Other major global currencies are regaining lost ground following a year dominated by dollar strength. It shows in the US Dollar Index $DXY as it continues to slide back within its prior multi-year range.
Lower lows for the DXY will not instill confidence in dollar bulls. Meanwhile, savvy investors should take its performance as a signal to buy other currencies.
Here are two of my favorite setups from the forex markets…
Check out the GBP/USD pair on the verge of completing a multi-month reversal formation:
This chart has the hallmarks of a classic inverted head and shoulders with a neckline at 1.2425 (the Dec. 14 close). That’s our risk level.

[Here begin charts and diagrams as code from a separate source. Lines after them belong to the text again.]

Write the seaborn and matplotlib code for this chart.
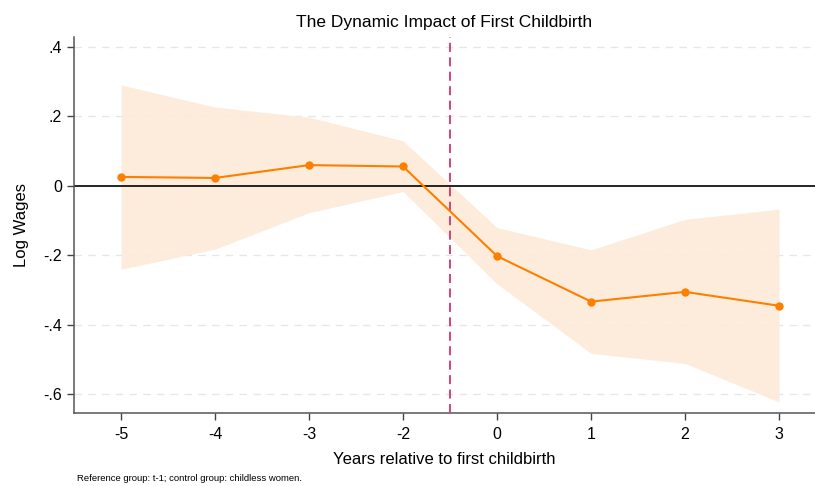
import matplotlib
matplotlib.use("Agg")
import matplotlib.pyplot as plt
import seaborn as sns
import numpy as np
import pandas as pd

# Event-study estimates of log wages around first childbirth
years = ["-5", "-4", "-3", "-2", "0", "1", "2", "3"]
coef = [0.026, 0.023, 0.060, 0.056, -0.202, -0.333, -0.305, -0.345]
ci_upper = [0.291, 0.227, 0.198, 0.130, -0.120, -0.184, -0.096, -0.067]
ci_lower = [-0.240, -0.182, -0.077, -0.016, -0.282, -0.482, -0.511, -0.622]
y_ticks = [0.4, 0.2, 0.0, -0.2, -0.4, -0.6]
y_tick_labels = [".4", ".2", "0", "-.2", "-.4", "-.6"]

sns.set_style("white", {"text.color": "black", "axes.labelcolor": "black",
                        "xtick.color": "black", "ytick.color": "black"})
plt.rcParams["font.family"] = ["Liberation Sans", "DejaVu Sans"]

df = pd.DataFrame({"pos": np.arange(len(years)), "year": years,
                   "coef": coef, "lo": ci_lower, "hi": ci_upper})

fig = plt.figure(figsize=(8.15, 4.86), dpi=100)
ax = fig.add_axes([0.0908, 0.150, 0.909, 0.774])

ax.fill_between(df["pos"], df["lo"], df["hi"], color="#fdebdb", alpha=0.95,
                linewidth=0, zorder=1)
for yt in y_ticks:
    if yt != 0:
        ax.axhline(yt, color="#e6e6e6", linestyle=(0, (6, 5)), linewidth=0.9, zorder=0)
ax.axhline(0, color="black", linewidth=1.2, zorder=2)
ax.axvline(3.5, color="#d6336c", linestyle=(0, (5, 3)), linewidth=1.3, zorder=3)

sns.lineplot(data=df, x="pos", y="coef", ax=ax, color="#fc7f00", linewidth=1.5,
             marker="o", markersize=6, markeredgewidth=0, zorder=4)

ax.set_xlim(-0.5, 7.38)
ax.set_ylim(-0.654, 0.429)
ax.set_xticks(df["pos"])
ax.set_xticklabels(years)
ax.set_yticks(y_ticks)
ax.set_yticklabels(y_tick_labels)
ax.tick_params(axis="both", labelsize=11.5, length=5, width=1, color="#444444",
               labelcolor="black", direction="out", left=True, bottom=True)
ax.tick_params(axis="x", pad=5)
for s in ["top", "right"]:
    ax.spines[s].set_visible(False)
for s in ["left", "bottom"]:
    ax.spines[s].set_color("#555555")
    ax.spines[s].set_linewidth(1.1)

ax.set_xlabel("Years relative to first childbirth", fontsize=12, labelpad=7)
ax.set_ylabel("Log Wages", fontsize=12, labelpad=10)
ax.set_title("The Dynamic Impact of First Childbirth", fontsize=12.5, pad=7)

fig.text(0.094, 0.0145, "Reference group: t-1; control group: childless women.",
         fontsize=6.8, ha="left", va="center")

fig.savefig("out.png", dpi=100)
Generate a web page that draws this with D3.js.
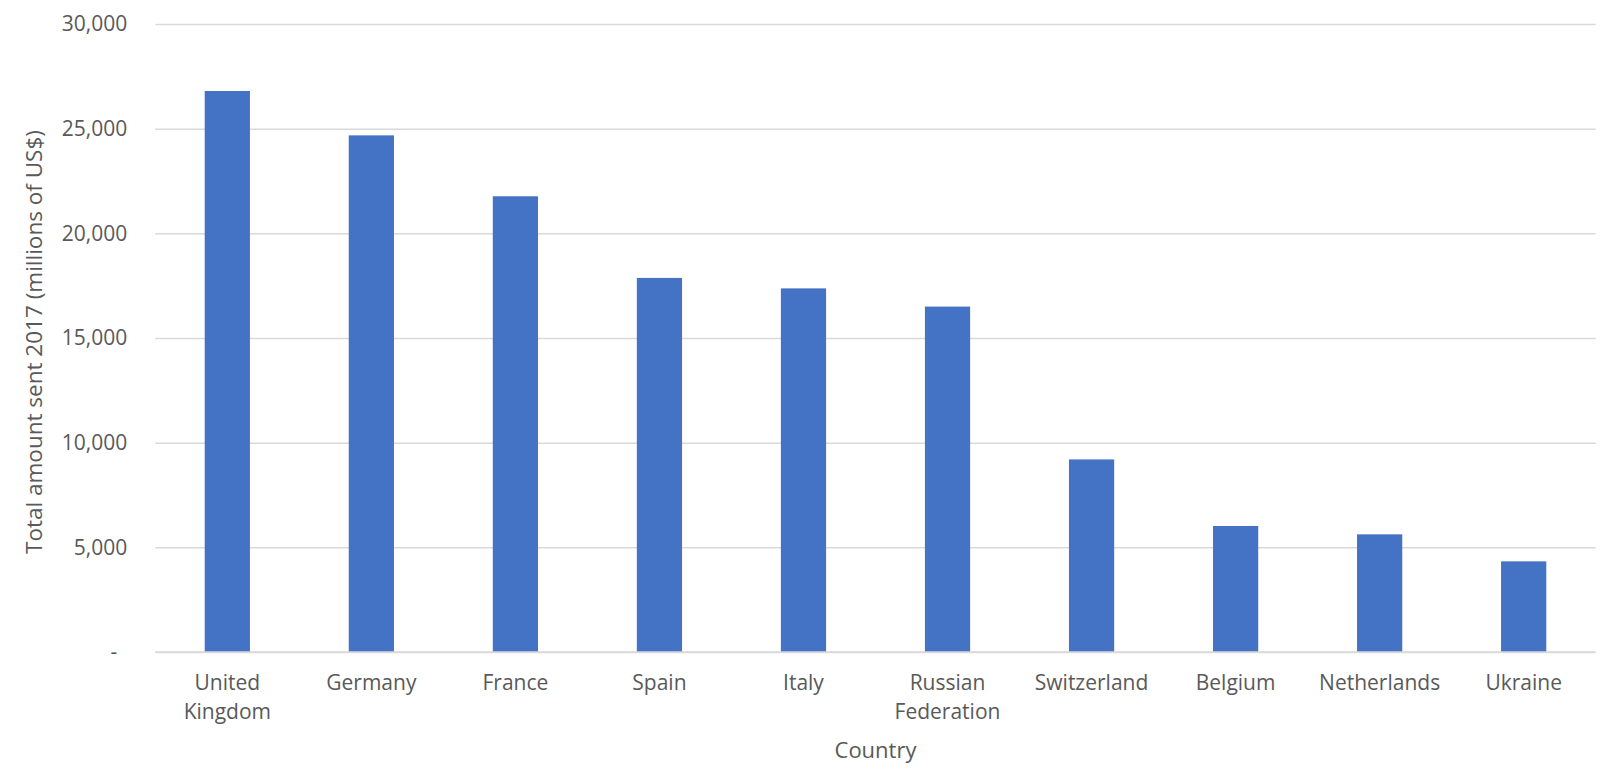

We want to buy strength on upside resolution above that level, targeting the Dec. 2021 pivot lows at approximately 1.3150. I’ll monitor the 14-day RSI for a reading above 70 in confirmation of the advance.
A breakout for the pound sets the path of least resistance higher, representing a bullish development for the GBP/USD pair and global risk assets. It’s simple.
If the pound claws its way back against the dollar, other major currencies likely do the same.
Here’s the New Zealand dollar NZD/USD carving out a similar bottoming formation:
I actually prefer the NZD/USD over the GBP/USD chart for two reasons.
First, momentum is bullish after exceeding 70 in early December. Though the pound technically has broken out of a bearish regime, momentum has yet to break above 70.
Second, I like the abbreviated right shoulder. The stunted nature of the recent pullback indicates healthy demand.
Both are grade trades. And I highly doubt they resolve in opposite directions.
As long as the NZD/USD holds above the Dec. 13 close of .6465, I like taking a shot at the long side with a target at approximately .70.
Bottom line: Both pairs could rip much higher. But, after last year's moves, I want to take a more tactical approach. Let the dust settle.
That’s it for today -- just a couple of trade ideas.
Of course, if these trades work, I’m sure global risk assets will enjoy a weaker dollar.